## [DIRECTIONS]
Retype, word for word, the lines between the ones holding "Output the Python" and "bin_hi = [0.25, 0.30, 0.35, 0.40, 0.45, 0.50]", inclusive; pictures stay out of the copy.

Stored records

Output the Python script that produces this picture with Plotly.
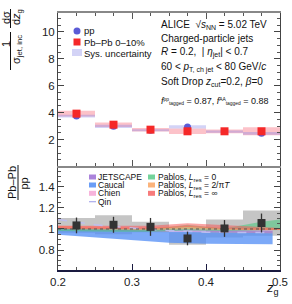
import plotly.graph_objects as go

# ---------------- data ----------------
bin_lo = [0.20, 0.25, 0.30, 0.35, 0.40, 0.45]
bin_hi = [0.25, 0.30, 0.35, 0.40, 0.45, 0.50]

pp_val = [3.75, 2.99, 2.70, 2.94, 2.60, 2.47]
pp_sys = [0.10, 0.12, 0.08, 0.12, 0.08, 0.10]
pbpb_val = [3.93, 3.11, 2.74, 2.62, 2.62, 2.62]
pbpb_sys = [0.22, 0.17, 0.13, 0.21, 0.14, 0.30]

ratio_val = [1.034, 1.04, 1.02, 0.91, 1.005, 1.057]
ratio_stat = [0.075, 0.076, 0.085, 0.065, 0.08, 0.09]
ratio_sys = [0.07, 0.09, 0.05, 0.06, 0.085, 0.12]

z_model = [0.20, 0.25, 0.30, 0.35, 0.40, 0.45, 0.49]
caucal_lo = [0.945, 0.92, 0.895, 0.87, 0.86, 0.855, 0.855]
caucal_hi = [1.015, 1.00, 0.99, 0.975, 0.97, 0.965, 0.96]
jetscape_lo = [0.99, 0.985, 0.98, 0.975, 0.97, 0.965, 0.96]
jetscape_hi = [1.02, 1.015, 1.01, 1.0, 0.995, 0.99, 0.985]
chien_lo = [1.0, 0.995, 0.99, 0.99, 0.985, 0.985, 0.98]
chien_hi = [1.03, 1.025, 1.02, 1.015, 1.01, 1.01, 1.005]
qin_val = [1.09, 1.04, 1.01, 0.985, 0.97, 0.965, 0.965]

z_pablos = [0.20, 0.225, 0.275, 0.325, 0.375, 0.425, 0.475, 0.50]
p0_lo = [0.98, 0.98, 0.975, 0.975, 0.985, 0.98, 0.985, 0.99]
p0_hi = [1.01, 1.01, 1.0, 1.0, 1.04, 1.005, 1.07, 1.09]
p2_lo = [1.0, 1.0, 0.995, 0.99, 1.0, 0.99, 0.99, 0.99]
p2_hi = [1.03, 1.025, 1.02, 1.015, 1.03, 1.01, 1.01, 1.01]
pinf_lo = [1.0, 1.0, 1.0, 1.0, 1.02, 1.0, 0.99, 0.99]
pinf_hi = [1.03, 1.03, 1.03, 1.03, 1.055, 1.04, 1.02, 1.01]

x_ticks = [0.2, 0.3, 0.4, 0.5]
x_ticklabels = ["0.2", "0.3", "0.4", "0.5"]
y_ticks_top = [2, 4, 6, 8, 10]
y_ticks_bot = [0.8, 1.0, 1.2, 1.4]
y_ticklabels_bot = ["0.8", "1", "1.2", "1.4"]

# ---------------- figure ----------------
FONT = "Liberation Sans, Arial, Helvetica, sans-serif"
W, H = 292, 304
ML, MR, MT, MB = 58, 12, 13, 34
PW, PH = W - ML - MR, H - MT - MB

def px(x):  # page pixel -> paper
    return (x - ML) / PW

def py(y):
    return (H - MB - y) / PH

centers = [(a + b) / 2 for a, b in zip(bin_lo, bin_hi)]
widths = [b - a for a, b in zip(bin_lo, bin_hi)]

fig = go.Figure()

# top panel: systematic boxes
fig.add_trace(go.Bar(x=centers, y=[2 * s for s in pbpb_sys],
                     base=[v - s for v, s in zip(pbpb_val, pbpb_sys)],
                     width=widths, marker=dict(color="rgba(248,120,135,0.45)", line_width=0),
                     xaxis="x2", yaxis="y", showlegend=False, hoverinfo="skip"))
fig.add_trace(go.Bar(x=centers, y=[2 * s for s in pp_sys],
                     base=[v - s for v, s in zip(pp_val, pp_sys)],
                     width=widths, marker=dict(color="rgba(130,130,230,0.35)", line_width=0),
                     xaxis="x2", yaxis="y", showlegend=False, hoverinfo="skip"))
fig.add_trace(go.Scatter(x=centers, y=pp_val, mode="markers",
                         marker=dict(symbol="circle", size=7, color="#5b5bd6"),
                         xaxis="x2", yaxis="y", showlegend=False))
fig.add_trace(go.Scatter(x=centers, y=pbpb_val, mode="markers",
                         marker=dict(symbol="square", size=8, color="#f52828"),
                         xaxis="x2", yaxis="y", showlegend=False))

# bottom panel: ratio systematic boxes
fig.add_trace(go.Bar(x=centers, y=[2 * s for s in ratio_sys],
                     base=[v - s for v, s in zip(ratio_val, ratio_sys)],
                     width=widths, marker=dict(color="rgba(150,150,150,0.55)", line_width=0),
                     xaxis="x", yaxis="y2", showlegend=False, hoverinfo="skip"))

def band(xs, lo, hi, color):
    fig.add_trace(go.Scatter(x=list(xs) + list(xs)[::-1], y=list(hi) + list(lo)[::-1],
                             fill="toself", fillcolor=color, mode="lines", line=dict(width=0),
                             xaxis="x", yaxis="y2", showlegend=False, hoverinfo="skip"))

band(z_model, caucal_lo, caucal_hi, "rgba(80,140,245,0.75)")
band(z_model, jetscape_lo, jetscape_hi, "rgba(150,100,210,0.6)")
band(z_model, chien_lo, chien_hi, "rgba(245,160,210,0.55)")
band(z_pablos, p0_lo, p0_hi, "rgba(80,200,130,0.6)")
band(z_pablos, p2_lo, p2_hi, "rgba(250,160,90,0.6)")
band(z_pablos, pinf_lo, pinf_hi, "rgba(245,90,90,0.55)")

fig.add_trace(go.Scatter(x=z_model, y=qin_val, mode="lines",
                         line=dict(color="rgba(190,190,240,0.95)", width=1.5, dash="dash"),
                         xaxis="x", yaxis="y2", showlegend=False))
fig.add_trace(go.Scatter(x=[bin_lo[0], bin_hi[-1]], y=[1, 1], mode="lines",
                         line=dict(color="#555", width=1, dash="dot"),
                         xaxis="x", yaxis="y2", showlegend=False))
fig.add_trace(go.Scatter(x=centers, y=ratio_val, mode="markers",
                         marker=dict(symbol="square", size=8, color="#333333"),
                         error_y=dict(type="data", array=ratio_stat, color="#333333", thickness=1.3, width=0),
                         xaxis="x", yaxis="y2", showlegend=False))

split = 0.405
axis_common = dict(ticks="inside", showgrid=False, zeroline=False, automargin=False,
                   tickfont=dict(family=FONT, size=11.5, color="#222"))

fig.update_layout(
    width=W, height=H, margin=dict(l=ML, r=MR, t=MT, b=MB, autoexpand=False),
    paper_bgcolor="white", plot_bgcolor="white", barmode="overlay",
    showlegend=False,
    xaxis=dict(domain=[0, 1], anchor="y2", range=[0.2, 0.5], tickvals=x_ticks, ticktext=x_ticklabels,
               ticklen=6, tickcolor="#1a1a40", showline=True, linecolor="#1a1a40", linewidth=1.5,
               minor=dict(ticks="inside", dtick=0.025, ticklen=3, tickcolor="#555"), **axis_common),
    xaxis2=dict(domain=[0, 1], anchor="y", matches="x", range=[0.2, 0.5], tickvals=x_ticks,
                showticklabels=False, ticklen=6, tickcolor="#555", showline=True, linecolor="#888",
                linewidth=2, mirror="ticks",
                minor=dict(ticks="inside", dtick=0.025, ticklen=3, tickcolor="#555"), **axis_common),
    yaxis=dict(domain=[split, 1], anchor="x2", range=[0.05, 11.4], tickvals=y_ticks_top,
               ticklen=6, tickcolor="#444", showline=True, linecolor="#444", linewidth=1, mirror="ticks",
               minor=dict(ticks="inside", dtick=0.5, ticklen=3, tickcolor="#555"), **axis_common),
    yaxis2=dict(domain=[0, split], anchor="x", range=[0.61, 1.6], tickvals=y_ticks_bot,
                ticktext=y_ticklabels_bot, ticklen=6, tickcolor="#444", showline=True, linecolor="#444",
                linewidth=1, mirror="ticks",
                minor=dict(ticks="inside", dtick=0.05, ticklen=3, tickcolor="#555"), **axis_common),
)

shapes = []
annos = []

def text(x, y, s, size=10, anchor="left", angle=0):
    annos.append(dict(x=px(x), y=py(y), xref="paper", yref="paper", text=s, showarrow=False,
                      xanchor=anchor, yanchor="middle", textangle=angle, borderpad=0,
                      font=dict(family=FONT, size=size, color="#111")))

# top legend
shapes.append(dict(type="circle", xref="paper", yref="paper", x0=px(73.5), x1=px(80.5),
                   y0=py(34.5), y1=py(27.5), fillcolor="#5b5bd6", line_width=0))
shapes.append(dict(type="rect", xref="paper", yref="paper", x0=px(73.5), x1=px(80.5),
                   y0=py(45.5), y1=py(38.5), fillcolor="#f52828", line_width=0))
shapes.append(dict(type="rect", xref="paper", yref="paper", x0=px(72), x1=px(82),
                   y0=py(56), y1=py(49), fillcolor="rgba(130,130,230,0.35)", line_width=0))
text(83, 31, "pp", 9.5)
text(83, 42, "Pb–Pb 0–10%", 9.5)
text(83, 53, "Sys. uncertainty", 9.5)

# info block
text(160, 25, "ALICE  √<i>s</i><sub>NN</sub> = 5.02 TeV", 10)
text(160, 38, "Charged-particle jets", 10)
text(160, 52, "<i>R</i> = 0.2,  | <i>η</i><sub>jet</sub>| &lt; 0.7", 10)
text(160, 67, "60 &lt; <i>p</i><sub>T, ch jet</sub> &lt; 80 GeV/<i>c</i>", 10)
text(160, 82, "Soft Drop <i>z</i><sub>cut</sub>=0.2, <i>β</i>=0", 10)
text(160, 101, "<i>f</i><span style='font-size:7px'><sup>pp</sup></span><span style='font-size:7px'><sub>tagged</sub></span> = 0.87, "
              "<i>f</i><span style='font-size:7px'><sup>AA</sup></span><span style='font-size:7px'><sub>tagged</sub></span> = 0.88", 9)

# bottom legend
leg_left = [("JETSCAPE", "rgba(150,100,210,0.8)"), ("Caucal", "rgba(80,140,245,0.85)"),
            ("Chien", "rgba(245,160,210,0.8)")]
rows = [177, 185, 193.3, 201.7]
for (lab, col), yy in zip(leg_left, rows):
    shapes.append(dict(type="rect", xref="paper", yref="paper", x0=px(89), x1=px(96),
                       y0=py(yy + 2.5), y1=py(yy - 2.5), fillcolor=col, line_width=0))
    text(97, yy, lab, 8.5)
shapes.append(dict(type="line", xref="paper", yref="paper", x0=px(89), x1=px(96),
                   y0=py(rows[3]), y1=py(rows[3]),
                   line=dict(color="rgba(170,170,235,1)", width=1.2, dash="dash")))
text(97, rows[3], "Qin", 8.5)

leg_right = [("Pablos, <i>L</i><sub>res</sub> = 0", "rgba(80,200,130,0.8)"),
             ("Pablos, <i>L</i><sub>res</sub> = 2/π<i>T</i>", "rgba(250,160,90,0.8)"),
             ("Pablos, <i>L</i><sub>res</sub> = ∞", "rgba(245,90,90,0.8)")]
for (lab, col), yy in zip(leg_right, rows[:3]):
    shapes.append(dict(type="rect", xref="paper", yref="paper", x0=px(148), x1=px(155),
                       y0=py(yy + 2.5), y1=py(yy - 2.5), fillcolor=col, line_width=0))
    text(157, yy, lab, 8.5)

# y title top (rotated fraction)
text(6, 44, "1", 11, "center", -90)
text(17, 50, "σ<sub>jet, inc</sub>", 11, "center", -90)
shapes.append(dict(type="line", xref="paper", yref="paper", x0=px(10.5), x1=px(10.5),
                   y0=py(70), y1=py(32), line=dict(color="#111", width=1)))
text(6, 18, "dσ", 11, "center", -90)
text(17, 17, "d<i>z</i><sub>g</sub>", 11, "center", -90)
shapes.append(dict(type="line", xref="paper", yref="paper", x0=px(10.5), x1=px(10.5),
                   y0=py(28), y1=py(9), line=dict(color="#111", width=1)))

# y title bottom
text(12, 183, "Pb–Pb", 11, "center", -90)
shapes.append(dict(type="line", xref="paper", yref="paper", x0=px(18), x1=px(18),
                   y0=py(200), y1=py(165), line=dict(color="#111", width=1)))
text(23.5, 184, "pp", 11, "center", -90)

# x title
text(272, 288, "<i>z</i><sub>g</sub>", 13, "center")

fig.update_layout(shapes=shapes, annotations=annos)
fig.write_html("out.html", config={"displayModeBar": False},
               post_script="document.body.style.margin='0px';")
* * *
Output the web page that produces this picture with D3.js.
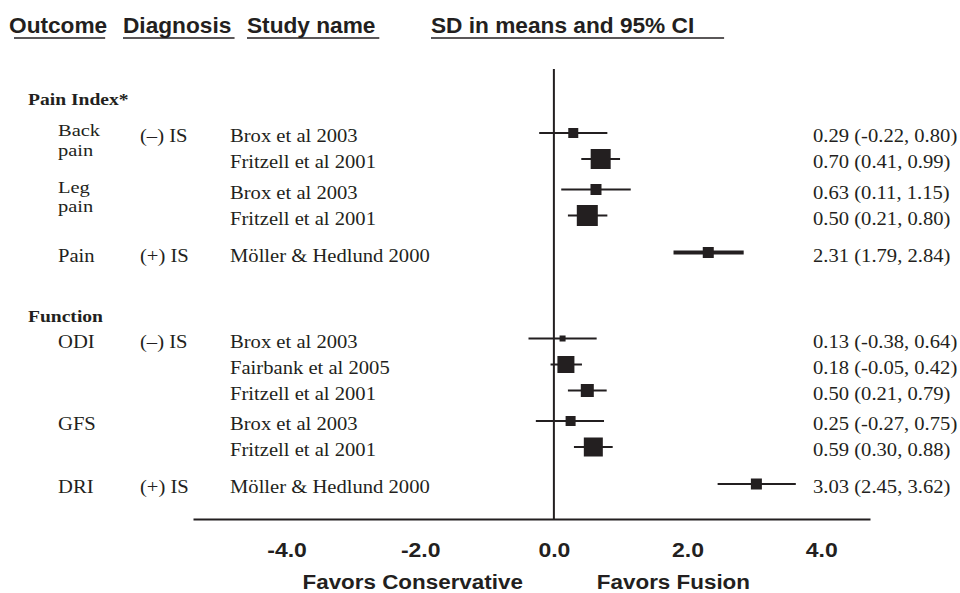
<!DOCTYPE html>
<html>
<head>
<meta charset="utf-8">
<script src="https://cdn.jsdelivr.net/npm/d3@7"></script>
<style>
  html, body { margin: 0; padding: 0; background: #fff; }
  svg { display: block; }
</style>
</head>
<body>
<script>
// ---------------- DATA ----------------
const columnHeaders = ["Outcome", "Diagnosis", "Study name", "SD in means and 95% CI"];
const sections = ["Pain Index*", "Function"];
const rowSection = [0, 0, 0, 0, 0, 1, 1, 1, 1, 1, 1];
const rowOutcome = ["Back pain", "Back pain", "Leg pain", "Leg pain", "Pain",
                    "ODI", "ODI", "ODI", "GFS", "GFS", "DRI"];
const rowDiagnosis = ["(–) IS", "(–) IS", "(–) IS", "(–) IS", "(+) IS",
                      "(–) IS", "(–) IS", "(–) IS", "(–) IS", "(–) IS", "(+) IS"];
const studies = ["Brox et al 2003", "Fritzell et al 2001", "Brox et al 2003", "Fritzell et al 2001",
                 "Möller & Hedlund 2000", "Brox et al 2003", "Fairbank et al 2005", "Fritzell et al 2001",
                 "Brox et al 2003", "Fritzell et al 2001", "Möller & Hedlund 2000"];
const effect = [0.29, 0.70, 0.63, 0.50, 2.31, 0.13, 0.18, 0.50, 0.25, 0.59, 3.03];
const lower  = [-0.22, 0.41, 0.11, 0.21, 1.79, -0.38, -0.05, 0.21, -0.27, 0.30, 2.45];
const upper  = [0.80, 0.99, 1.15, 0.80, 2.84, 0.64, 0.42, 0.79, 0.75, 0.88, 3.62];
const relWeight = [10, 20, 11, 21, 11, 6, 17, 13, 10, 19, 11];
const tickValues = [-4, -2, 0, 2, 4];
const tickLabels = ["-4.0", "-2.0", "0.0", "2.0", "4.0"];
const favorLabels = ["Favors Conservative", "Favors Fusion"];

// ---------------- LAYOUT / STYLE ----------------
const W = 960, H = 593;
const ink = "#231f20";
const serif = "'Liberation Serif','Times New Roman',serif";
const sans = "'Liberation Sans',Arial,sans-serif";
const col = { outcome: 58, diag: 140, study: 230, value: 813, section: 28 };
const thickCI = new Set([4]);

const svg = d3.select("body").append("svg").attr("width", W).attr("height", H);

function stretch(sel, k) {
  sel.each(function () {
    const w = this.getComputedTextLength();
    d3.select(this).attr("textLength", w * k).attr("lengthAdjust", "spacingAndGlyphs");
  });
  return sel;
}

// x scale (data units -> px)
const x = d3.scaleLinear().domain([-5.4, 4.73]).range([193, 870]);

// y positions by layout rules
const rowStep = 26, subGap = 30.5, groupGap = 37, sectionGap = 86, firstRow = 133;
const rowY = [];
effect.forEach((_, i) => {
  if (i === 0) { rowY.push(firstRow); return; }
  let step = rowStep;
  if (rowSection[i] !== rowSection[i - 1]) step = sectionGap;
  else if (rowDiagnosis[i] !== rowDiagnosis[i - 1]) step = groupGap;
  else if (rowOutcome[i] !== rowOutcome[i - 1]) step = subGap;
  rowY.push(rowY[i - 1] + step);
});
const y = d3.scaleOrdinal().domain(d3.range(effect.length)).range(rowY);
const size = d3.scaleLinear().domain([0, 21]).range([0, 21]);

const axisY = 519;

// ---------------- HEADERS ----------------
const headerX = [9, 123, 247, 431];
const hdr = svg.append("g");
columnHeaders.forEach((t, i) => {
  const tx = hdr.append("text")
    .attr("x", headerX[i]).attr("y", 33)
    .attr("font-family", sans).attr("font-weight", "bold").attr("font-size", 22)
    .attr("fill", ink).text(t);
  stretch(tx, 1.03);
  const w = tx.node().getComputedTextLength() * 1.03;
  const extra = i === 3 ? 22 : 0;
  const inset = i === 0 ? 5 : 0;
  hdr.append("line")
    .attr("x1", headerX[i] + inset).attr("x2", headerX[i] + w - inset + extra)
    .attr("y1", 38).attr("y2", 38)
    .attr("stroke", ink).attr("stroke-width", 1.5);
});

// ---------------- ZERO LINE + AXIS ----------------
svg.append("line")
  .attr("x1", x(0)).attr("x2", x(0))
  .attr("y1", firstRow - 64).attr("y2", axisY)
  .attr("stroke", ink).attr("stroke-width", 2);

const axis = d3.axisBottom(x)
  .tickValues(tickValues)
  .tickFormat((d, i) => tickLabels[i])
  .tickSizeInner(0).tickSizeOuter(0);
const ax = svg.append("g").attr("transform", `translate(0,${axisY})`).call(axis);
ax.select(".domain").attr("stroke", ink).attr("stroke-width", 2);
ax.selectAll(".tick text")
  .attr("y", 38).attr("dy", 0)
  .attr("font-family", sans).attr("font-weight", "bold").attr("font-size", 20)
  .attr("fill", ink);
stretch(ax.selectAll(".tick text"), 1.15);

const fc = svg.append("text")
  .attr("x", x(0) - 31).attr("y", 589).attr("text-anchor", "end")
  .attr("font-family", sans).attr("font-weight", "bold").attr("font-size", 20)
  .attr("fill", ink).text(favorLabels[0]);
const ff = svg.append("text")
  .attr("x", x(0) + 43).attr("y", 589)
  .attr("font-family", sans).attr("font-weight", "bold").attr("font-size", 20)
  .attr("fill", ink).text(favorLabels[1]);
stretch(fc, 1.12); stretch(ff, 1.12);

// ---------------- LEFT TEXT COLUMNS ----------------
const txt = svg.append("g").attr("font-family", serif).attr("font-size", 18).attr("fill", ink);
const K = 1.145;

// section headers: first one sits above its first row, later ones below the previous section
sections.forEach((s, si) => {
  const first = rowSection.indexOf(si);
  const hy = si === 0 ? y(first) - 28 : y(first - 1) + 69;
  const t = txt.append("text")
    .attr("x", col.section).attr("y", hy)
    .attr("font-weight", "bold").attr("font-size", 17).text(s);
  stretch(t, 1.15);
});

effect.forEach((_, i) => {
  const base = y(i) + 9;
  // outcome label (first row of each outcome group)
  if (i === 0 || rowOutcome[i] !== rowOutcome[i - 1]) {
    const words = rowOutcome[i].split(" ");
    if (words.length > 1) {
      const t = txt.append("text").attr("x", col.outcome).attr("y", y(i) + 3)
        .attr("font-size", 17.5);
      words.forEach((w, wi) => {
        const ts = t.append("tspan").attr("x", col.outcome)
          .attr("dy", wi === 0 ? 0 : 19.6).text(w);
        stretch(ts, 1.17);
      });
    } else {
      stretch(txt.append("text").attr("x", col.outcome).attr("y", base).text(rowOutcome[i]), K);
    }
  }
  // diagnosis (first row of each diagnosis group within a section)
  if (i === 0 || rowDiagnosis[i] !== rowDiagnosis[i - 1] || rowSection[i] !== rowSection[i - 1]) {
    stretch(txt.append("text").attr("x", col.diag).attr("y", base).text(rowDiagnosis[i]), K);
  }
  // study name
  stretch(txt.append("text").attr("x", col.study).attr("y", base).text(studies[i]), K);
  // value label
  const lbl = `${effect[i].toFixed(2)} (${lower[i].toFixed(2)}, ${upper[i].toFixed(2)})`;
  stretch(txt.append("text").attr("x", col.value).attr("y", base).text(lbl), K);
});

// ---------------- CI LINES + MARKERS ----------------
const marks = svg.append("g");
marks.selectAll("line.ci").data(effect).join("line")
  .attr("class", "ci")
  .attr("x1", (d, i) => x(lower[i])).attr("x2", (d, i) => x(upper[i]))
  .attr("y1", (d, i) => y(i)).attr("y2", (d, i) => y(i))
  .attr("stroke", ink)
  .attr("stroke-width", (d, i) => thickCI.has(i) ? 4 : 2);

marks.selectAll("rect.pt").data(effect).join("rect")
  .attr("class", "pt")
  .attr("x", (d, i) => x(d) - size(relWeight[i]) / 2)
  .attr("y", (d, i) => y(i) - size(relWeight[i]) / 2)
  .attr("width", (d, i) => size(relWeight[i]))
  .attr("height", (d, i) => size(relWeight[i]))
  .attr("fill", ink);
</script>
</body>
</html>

## [PROBLEM SOLUTION]
Output the Python script that produces this picture with Plotly.
import plotly.graph_objects as go

# ---------------- data ----------------
bin_lo = [0.20, 0.25, 0.30, 0.35, 0.40, 0.45]
bin_hi = [0.25, 0.30, 0.35, 0.40, 0.45, 0.50]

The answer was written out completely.